A game that apes GTA’s best qualities competently (and this is one) is bound to be a lot of fun. And Guerrilla is fun, until you make a terrible discovery: it’s pretty easy. You will only die if you run out of ammo, and you will never run out of ammo so long as you keep killing people and taking their guns. Your health recharges absurdly quickly (hide behind a crate for ten seconds) and only a few guns ever give you any guff anyways. Unless you insist on reducing every enemy to a pulp with your hammer you will only die if you’re caught in a burning vehicle or if you forget what you’re doing for a few minutes. Once you get more advanced weaponry like the rocket launcher and arc welder (and that happens fairly early), dealing with hordes of enemies is a snap. Of course enemies and enemy vehicles can re-spawn as long as your alert level remains high; and it won’t dip until you’ve stopped killing people. This means firefights frequently become tedious, and then exasperating, and then finally lethally boring, after the tenth APC filled with soldiers has tipped over and exploded, and the twelfth hapless gunship has listed to within range of your heat-seeking nuke launcher and you've blown it out of the sky.

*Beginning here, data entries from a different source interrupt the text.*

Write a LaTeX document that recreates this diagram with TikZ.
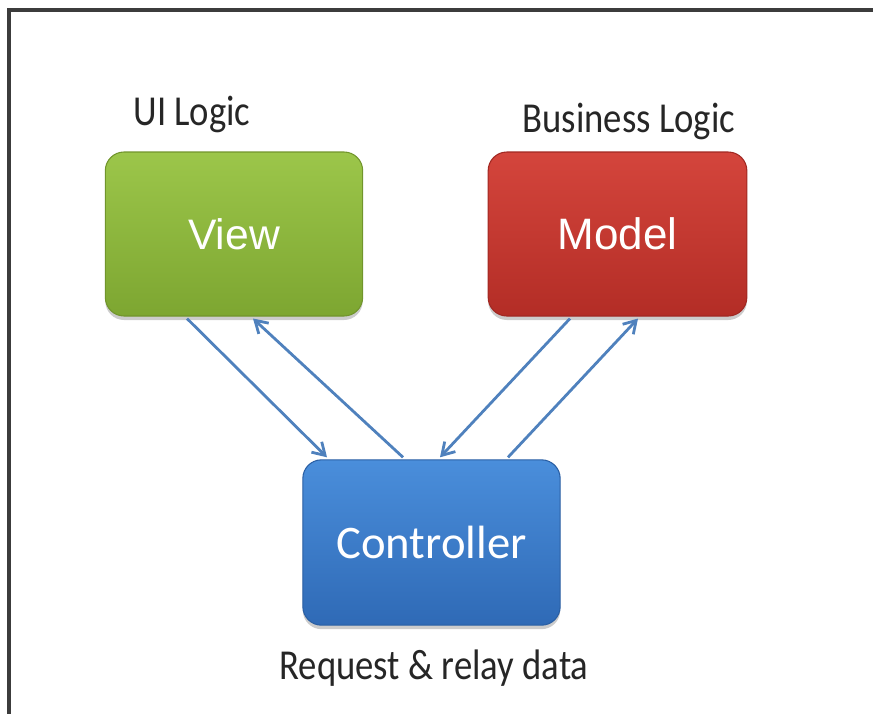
\documentclass[tikz,border=0pt]{standalone}
\usepackage{fontspec}
\setmainfont{Carlito}
\newfontfamily\boxfont{Liberation Sans}
\newfontfamily\labelfont[FakeStretch=0.86]{Carlito}
\usepackage{xcolor}
\usetikzlibrary{arrows.meta,shadows,calc}
\definecolor{ViewGreen}{HTML}{9CC64A}
\definecolor{ViewGreenDark}{HTML}{7DA631}
\definecolor{ModelRed}{HTML}{D4453C}
\definecolor{ModelRedDark}{HTML}{B32D26}
\definecolor{CtrlBlue}{HTML}{4A8EDB}
\definecolor{CtrlBlueDark}{HTML}{2F6AB6}
\definecolor{FlowBlue}{HTML}{4F81BD}
\definecolor{FrameGray}{HTML}{3C3C3C}

\tikzset{
  mvcbox/.style={rounded corners=14pt, minimum width=193pt, minimum height=123pt,
    text=white, line width=0.8pt,
    drop shadow={shadow xshift=0pt, shadow yshift=-3pt, opacity=0.4}},
  flow/.style={draw=FlowBlue, line width=2.1pt, -{Straight Barb[length=9pt,width=11pt]}},
  tag/.style={inner sep=0.75pt, text=black!85, font=\labelfont\fontsize{32}{36}\selectfont}
}

\begin{document}
\begin{tikzpicture}[x=0.75pt,y=0.75pt,yscale=-1,xscale=1]
		\useasboundingbox (0,0) rectangle (873,722);

		% Frame (top and left edges only)
		\draw[FrameGray, line width=2.6pt] (7,10) -- (873,10);
		\draw[FrameGray, line width=2.6pt] (9,10) -- (9,714);

		% The three boxes
		\node[mvcbox, top color=ViewGreen, bottom color=ViewGreenDark, draw=ViewGreenDark!90!black]
		(view) at (234,234) {\boxfont\fontsize{32}{36}\selectfont View};
		\node[mvcbox, top color=ModelRed, bottom color=ModelRedDark, draw=ModelRedDark!90!black,
		minimum width=194pt] (model) at (617.5,234) {\boxfont\fontsize{33}{38}\selectfont Model};
		\node[mvcbox, top color=CtrlBlue, bottom color=CtrlBlueDark, draw=CtrlBlueDark!90!black,
		minimum height=124pt] (ctrl) at (431.5,542.5) {\fontsize{35}{40}\selectfont Controller};

		% Labels
		\node[tag] (uilogic) at (192,114) {UI Logic};
		\node[tag] (bizlogic) at (629,121) {Business Logic};
		\node[tag] (relay) at (434,668) {Request \& relay data};

		% Arrows between view / model and controller
		\draw[flow] ($(view.south)+(-47,2)$) -- ($(ctrl.north)+(-104.5,-2)$);
		\draw[flow] ($(ctrl.north)+(-28.5,-2)$) -- ($(view.south)+(19,2)$);
		\draw[flow] ($(model.south)+(-47.5,2)$) -- ($(ctrl.north)+(8.5,-2)$);
		\draw[flow] ($(ctrl.north)+(76.5,-2)$) -- ($(model.south)+(20.5,2)$);
\end{tikzpicture}
\end{document}
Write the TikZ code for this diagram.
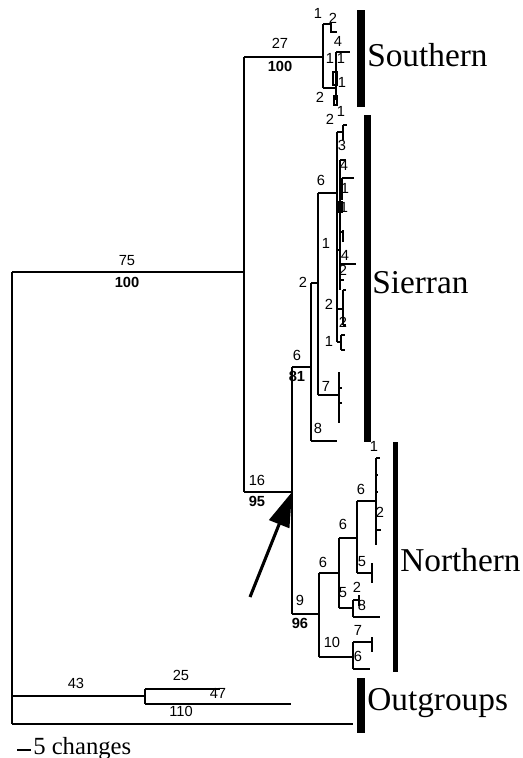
\documentclass[tikz,border=0pt]{standalone}
\usepackage{fontspec}
\setmainfont{Liberation Serif}
\setsansfont{Liberation Sans}
\usetikzlibrary{arrows.meta}
\begin{document}
\begin{tikzpicture}[x=0.75pt,y=-0.75pt,
  br/.style={line width=0.8pt},
  num/.style={font=\sffamily\fontsize{11}{12}\selectfont, inner sep=0pt},
  bnum/.style={font=\sffamily\bfseries\fontsize{11}{12}\selectfont, inner sep=0pt},
  clade/.style={font=\fontsize{25}{30}\selectfont, anchor=west, inner sep=0pt},
  bar/.style={fill=black, draw=none}]
\useasboundingbox (0,0) rectangle (523,758);
% main internal nodes
\coordinate (root) at (12,272);
\coordinate (ingroup) at (244,272);
\coordinate (south) at (323,57);
\coordinate (sn) at (292,492);
\coordinate (nor) at (319,614);
% backbone
\draw[br] (12,272) -- (12,724);
\draw[br] (root) -- (ingroup);
\draw[br] (244,57) -- (244,492);
\draw[br] (244,57) -- (south);
% Southern clade
\draw[br] (323,24) -- (323,88);
\draw[br] (323,24) -- (331,24) -- (331,32) -- (337,32);
\draw[br] (323,88) -- (336,88);
\draw[br] (336,52) -- (336,100);
\draw[br] (336,52) -- (350,52);
\draw[br] (333,72) rectangle (337,85);
\draw[br] (334,96) rectangle (337,105);
% Sierran + Northern
\draw[br] (244,492) -- (sn);
\draw[br] (292,367) -- (292,614);
\draw[br] (292,367) -- (311,367);
\draw[br] (311,283) -- (311,441);
\draw[br] (311,441) -- (337,441);
\draw[br] (311,283) -- (318,283);
\draw[br] (318,193) -- (318,395);
\draw[br] (318,395) -- (339,395);
\draw[br] (339,372) -- (339,423);
\draw[br] (339,388) -- (342,388);
\draw[br] (339,403) -- (342,403);
\draw[br] (318,193) -- (337,193);
\draw[br] (337,132) -- (337,342);
\draw[br] (337,132) -- (343,132);
\draw[br] (343,125) -- (343,140);
\draw[br] (343,125) -- (347,125);
\draw[br] (340,160) -- (340,290);
\draw[br] (337,250) -- (340,250);
\draw[br] (340,160) -- (346,160);
\draw[br] (342,178) -- (354,178);
\draw[br] (342,178) -- (342,200);
\draw[br] (339,202) rectangle (342,212);
\draw[br] (340,232) -- (343,232);
\draw[br] (343,230) -- (343,242);
\draw[br] (340,264) -- (356,264);
\draw[br] (340,280) -- (344,280);
\draw[br] (337,309) -- (343,309);
\draw[br] (343,290) -- (343,325);
\draw[br] (343,290) -- (346,290);
\draw[br] (343,325) -- (346,325);
\draw[br] (337,342) -- (341,342);
\draw[br] (341,335) -- (341,350);
\draw[br] (341,335) -- (345,335);
\draw[br] (341,350) -- (345,350);
% Northern clade
\draw[br] (292,614) -- (nor);
\draw[br] (319,573) -- (319,657);
\draw[br] (319,573) -- (339,573);
\draw[br] (339,538) -- (339,608);
\draw[br] (339,538) -- (357,538);
\draw[br] (357,501) -- (357,573);
\draw[br] (357,501) -- (376,501);
\draw[br] (376,458) -- (376,545);
\draw[br] (376,458) -- (380,458);
\draw[br] (376,475) -- (378,475);
\draw[br] (376,492) -- (378,492);
\draw[br] (376,530) -- (381,530);
\draw[br] (357,573) -- (372,573);
\draw[br] (372,563) -- (372,583);
\draw[br] (339,608) -- (353,608);
\draw[br] (353,600) -- (353,617);
\draw[br] (353,600) -- (359,600);
\draw[br] (359,595) -- (359,606);
\draw[br] (353,617) -- (380,617);
\draw[br] (319,657) -- (353,657);
\draw[br] (353,642) -- (353,669);
\draw[br] (353,642) -- (372,642);
\draw[br] (372,637) -- (372,652);
\draw[br] (353,669) -- (370,669);
% Outgroups
\draw[br] (12,696) -- (145,696);
\draw[br] (145,689) -- (145,704);
\draw[br] (145,689) -- (220,689);
\draw[br] (145,704) -- (291,704);
\draw[br] (12,724) -- (353,724);
% branch lengths
\foreach \x/\y/\t [count=\i] in {
  127/261/75, 280/43/27, 257/480/16,
  318/13/1, 333/18/2, 338/41/4, 330/58/1, 341/58/1, 342/82/1, 320/97/2,
  341/111/1, 330/119/2, 342/145/3, 344/165/4, 321/180/6, 345/188/1, 344/207/1,
  326/243/1, 345/255/4, 343/270/2, 329/304/2, 343/322/2, 329/341/1,
  303/282/2, 297/355/6, 326/386/7, 318/428/8,
  374/446/1, 361/489/6, 380/512/2, 343/524/6, 362/562/5, 323/562/6,
  343/593/5, 357/587/2, 362/605/8, 300/600/9, 332/642/10, 358/630/7, 358/656/6,
  76/683/43, 181/675/25, 218/693/47, 181/711/110}
  \node[num] (n\i) at (\x,\y) {\t};
% bootstrap
\foreach \x/\y/\t [count=\i] in {127/282/100, 280/66/100, 257/501/95, 297/376/81, 300/623/96}
  \node[bnum] (b\i) at (\x,\y) {\t};
% clade bars and names
\fill[bar] (357,10) rectangle (365,107);
\fill[bar] (364,115) rectangle (371,442);
\fill[bar] (393,442) rectangle (398,672);
\fill[bar] (357,678) rectangle (365,733);
\node[clade] (southern) at (367,55) {Southern};
\node[clade] (sierran) at (372,283) {Sierran};
\node[clade] (northern) at (400,560) {Northern};
\node[clade] (outgroups) at (367,703) {Outgroups};
% arrow
\coordinate (tail) at (250,597);
\draw[line width=2.3pt, -{Triangle[length=26pt,width=16pt]}] (tail) -- (sn);
% scale bar
\coordinate (s1) at (17,750);
\coordinate (s2) at (31,750);
\draw[br] (s1) -- (s2);
\node[anchor=base west, inner sep=0pt, font=\fontsize{18.5}{22}\selectfont] (scale) at (33,754) {5 changes};
\end{tikzpicture}
\end{document}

What would have helped Red Faction: Guerrilla is if it had aped the games it is clearly trying to ape more effectively. The world outside of your base isn't nearly vibrant enough to serve as something other than a stage for moving the plot forward or doing the occasional generic hit-and-run or base defense mission. The actual fighting is either easy or tedious, the story isn't the greatest (there are cool moments – anything to do with the Marauders, for instance) and there are too few interesting areas to distract from the seemingly endless procession of apartment blocks, guard stations, office buildings and mine vehicle parking lots.
Ultimately Guerrilla is unsatisfying, only because it doesn't take its own ideas far enough. What is there is not bad, and if there is blame that needs to be apportioned it can probably be laid at the feet of whoever was responsible for not giving Volition enough time to get where they might have been headed: to a more interesting world, to a thicker plot, to more clever AI, etc. Red Faction: Guerrilla is the game for people who are either perfectly satisfied with above-average shooters or are lovers of the might-have-been.